The limitations mentioned above also apply to the members of the network to which the statutory auditor belongs.

The introduction of the external rotation system is an important innovation and was made subject to a (complex) set of transitional provisions:

  • if the statutory auditor had been providing audit services for 20 or more consecutive years on 16 June 2014, the PIE cannot enter into or renew the audit engagement as from 17 June 2020;
  • if the statutory auditor had been providing audit services for 11 or more but less than 20 consecutive years on 16 June 2014, the PIE cannot enter into or renew the audit engagement as from 17 June 2023.

For the remaining cases, the rules on mandatory rotation will apply to the first financial year starting on or after 17 June 2016. The current engagement of the statutory auditor and its previous engagements will have to be taken into account in determining whether the maximum duration has been reached.

Does your statutory auditor have to replace its permanent representative?

The key audit partners responsible for carrying out a statutory audit must cease their participation in the statutory audit not later than six years from the date of their appointment. After the expiry of this maximum period, a cooling-off period of three years is applicable. On the basis of the text the Parliament approved, it seems that this applies in particular to the permanent representative of the statutory auditor. If the statutory audit engagement is carried out by an individual, the statutory auditor will have to transfer its engagement to a fellow auditor: in other words, in this case, the mandatory internal rotation in fact constitutes a mandatory external rotation.

In addition, the statutory auditor must establish a rotation mechanism with regard to the most senior personnel involved in the statutory audit.

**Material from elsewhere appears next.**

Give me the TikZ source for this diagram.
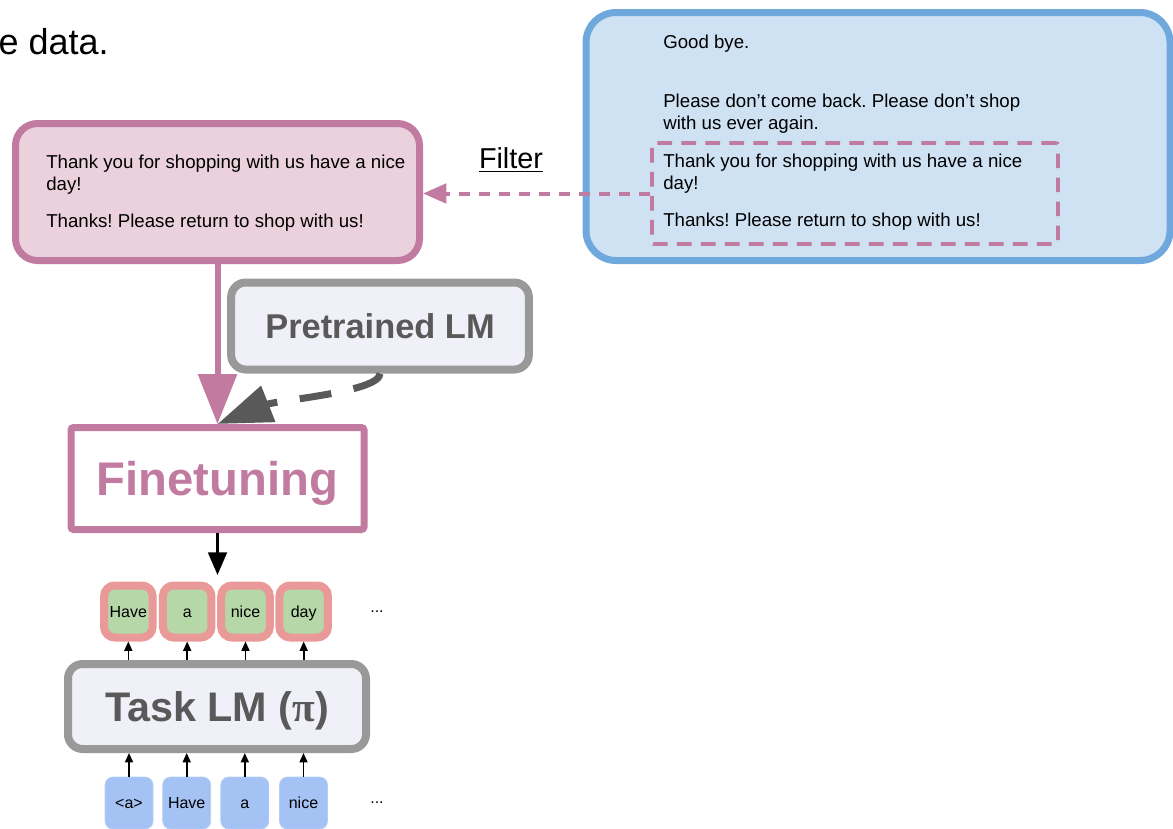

Does your Corporate Governance Charter take into account the modified composition and role of the audit committee?

As a rule, each PIE must establish an audit committee. The audit committee of a listed entity must still include at least one independent director. However, the audit committee of other PIEs (such as credit institutions and (re)insurance undertakings) will now have to have a majority of independent directors.

From now on, the members of the audit committee of a listed entity will need to have collective expertise concerning the activities of the entity.

The audit committee receives two new competences:

  • From now on, the committee will have to submit a reasoned recommendation to the board of directors on the appointment of the statutory auditor. Except in the case of the ordinary renewal of an audit engagement, the recommendation must contain at least two choices, and the audit committee must express a duly reasoned preference for one of them. The recommendation (and the preference) must be included in the notice convening the general meeting of shareholders deliberating and resolving on the appointment. If the board of directors decides not to follow the recommendation, it must specifically reason its resolution in this regard. 
  • Furthermore, the audit committee must inform the board of directors of the result of the statutory audit. It must also explain how the statutory audit contributed to the integrity of the financial reporting and what role the audit committee has played in that process.

Except in the case of an ordinary renewal, the recommendation of the audit committee must, as a rule, also be prepared following a specific selection procedure organised by the audit committee.

Finally, the statutory auditor of a PIE must submit annually an additional declaration to the audit committee. The declaration must include a detailed description of the process of the statutory audit (methodology, communication with the PIE, distribution of tasks among the statutory auditors, timing, scope of the audit, etc.).

Does your statutory auditor provide (prohibited) non-audit services?

The statutory auditor is not allowed to provide certain non-audit services to the controlled entity (PIE or not), its parent undertaking or its controlled undertakings within the European Union. Such prohibited non-audit services include accounting, valuation services, certain legal services (assistance with negotiations, taking up an advocacy role in the resolution of litigation) and human resources services.

For PIEs in particular, prohibited non-audit services include, for example: tax services, payroll services and the provision of general legal counselling.

Other non-audit services for PIEs may be performed, but the total fees for such services must be limited to no more than 70% of the average fees paid in the last three consecutive financial years for the audit of the (consolidated) annual accounts of the PIE, of its controlling undertaking or of its controlled undertakings.

For non-PIEs which are part of a group that must draw up consolidated annual accounts, the "one-to-one" rule continues to apply (although the calculation method has been modified).

Do your contracts contain prohibited "Big Four only" clauses?

All contractual clauses that would restrict the choice of the general meeting of shareholders regarding the appointment of the statutory auditor to certain categories or lists of auditors or audit firms will, in future, be null and void.